DIRECTIONS FOR THIS TASK:
Reproduce the listing below from the line with "Generate a web" to the line with "var shift = 0.095;", both lines included, character for character, minus any pictures.

------ EXCERPTED DATA

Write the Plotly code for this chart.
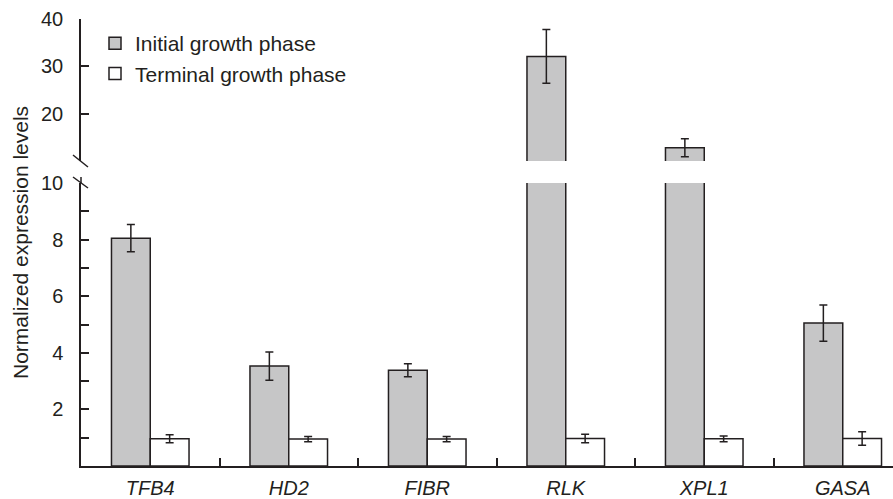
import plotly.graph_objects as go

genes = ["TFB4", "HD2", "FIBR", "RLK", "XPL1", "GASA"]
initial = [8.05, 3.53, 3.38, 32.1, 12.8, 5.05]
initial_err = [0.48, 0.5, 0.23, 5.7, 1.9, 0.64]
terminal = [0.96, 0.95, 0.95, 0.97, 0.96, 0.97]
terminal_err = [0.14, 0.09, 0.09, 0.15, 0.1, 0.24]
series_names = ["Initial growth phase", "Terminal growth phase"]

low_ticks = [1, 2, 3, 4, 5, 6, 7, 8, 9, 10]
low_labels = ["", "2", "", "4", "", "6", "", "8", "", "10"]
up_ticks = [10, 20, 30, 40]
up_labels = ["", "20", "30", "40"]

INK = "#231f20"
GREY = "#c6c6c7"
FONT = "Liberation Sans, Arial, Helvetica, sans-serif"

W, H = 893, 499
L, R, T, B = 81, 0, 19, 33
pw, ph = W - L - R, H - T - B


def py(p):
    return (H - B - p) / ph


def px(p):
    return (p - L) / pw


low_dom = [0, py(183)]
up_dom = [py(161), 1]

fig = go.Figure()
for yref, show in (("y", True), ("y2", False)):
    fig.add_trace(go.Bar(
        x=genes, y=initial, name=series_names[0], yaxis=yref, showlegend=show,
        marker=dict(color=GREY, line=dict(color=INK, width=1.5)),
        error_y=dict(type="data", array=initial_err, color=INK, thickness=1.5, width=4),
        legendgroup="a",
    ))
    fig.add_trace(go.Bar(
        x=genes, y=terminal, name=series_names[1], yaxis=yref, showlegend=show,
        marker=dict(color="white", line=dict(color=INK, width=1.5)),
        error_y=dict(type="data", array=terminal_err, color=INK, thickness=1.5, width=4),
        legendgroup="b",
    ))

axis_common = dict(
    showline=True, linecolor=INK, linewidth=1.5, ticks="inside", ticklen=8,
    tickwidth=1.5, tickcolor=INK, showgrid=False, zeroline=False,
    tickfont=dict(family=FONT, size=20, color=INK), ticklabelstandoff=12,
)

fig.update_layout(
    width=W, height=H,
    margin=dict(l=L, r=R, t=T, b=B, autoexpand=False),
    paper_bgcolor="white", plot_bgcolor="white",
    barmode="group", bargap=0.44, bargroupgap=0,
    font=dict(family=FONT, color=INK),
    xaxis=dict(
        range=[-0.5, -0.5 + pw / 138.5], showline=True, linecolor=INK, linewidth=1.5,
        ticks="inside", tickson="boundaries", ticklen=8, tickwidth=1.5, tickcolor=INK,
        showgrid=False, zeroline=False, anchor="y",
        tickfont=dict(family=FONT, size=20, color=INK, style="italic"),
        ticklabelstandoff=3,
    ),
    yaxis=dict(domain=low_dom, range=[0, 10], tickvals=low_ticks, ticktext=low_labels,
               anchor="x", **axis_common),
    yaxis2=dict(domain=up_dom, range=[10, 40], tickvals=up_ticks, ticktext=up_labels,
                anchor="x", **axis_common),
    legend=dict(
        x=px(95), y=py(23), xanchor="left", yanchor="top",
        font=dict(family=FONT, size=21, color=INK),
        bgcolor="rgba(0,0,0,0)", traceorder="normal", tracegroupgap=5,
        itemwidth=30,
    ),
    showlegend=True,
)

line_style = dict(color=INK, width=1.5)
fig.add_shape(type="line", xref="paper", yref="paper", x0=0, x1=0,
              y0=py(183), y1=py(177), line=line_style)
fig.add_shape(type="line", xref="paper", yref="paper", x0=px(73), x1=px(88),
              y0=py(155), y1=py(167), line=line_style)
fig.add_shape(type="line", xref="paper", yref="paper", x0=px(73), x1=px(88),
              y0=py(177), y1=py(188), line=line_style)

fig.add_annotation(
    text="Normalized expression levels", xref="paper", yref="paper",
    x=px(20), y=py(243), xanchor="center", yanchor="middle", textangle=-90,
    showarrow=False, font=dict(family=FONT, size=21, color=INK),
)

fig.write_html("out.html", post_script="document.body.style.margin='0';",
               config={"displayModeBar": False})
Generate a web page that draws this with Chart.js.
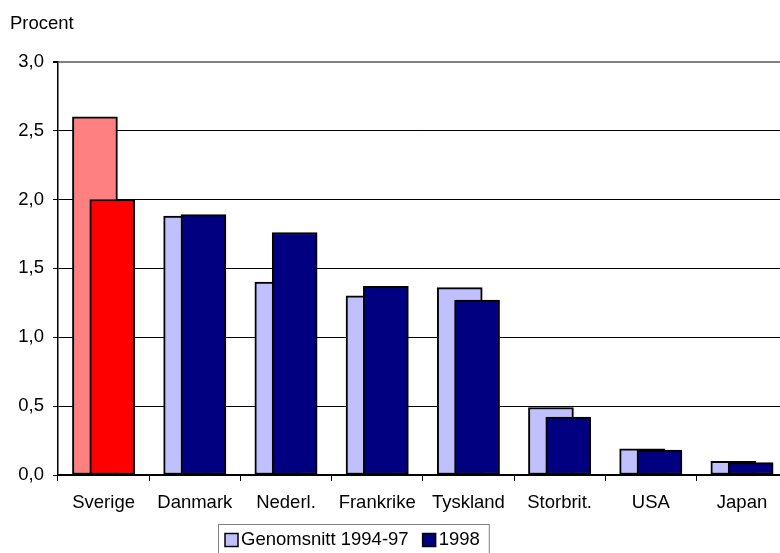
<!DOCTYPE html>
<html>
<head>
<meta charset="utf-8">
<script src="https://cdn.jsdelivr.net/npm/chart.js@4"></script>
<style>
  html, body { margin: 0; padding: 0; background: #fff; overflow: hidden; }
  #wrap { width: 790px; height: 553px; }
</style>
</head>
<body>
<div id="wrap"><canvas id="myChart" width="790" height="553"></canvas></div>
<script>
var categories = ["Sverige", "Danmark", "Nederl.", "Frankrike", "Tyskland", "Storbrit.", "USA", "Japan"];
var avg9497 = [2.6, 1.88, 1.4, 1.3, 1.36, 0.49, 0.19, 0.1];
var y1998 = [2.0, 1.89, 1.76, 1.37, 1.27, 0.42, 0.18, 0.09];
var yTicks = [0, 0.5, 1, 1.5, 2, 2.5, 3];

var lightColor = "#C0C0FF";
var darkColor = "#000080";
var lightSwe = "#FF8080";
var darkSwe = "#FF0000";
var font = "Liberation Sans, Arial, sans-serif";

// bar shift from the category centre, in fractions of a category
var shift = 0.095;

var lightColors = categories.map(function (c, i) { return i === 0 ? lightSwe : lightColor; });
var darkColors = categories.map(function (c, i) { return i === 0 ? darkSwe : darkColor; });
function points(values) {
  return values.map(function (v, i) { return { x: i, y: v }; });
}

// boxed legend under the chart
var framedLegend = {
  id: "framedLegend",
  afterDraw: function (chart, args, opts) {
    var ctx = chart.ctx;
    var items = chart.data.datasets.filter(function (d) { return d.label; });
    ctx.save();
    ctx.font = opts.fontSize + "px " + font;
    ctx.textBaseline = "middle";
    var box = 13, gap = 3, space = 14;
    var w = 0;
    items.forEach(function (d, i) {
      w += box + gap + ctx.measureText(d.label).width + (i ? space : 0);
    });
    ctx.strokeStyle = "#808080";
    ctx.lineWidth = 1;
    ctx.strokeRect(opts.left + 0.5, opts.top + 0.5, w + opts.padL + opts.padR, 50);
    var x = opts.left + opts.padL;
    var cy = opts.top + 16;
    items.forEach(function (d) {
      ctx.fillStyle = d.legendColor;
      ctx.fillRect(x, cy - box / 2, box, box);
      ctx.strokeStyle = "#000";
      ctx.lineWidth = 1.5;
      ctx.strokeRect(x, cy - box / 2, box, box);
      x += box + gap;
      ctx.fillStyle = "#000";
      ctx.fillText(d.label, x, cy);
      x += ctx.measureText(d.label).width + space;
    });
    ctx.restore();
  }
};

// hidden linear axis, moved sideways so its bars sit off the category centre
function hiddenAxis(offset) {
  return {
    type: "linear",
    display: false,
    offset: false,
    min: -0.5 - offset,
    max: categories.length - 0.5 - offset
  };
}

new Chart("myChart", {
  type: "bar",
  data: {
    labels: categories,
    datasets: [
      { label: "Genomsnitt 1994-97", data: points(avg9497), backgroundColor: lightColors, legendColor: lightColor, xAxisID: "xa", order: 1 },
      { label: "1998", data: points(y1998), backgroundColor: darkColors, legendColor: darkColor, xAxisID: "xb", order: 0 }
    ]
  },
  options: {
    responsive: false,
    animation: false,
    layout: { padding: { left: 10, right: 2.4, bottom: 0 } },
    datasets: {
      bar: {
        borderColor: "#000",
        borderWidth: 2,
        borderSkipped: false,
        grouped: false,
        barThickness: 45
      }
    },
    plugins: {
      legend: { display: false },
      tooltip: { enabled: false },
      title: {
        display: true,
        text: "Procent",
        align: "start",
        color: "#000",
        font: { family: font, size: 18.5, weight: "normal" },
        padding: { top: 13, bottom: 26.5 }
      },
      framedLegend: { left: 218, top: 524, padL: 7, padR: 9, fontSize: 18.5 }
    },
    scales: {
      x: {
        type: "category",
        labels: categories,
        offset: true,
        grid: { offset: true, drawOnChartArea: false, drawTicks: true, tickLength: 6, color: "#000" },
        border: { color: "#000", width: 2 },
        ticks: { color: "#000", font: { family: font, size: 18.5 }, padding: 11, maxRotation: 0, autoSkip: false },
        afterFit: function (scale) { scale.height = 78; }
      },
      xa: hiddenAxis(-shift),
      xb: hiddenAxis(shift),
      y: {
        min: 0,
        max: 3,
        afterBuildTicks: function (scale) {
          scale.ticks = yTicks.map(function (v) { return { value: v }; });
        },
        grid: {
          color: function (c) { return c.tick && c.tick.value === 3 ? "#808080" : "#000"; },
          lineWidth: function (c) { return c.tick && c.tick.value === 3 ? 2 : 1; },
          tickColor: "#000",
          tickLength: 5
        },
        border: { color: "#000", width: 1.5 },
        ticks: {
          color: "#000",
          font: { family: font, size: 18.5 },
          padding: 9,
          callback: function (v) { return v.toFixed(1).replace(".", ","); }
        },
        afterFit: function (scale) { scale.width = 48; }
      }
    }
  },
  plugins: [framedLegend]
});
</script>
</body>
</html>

------------

THE OUTPUT:
Generate a web page that draws this with Chart.js.
<!DOCTYPE html>
<html>
<head>
<meta charset="utf-8">
<script src="https://cdn.jsdelivr.net/npm/chart.js@4"></script>
<style>
  html, body { margin: 0; padding: 0; background: #fff; overflow: hidden; }
  #wrap { width: 790px; height: 553px; }
</style>
</head>
<body>
<div id="wrap"><canvas id="myChart" width="790" height="553"></canvas></div>
<script>
var categories = ["Sverige", "Danmark", "Nederl.", "Frankrike", "Tyskland", "Storbrit.", "USA", "Japan"];
var avg9497 = [2.6, 1.88, 1.4, 1.3, 1.36, 0.49, 0.19, 0.1];
var y1998 = [2.0, 1.89, 1.76, 1.37, 1.27, 0.42, 0.18, 0.09];
var yTicks = [0, 0.5, 1, 1.5, 2, 2.5, 3];

var lightColor = "#C0C0FF";
var darkColor = "#000080";
var lightSwe = "#FF8080";
var darkSwe = "#FF0000";
var font = "Liberation Sans, Arial, sans-serif";

// bar shift from the category centre, in fractions of a category
var shift = 0.095;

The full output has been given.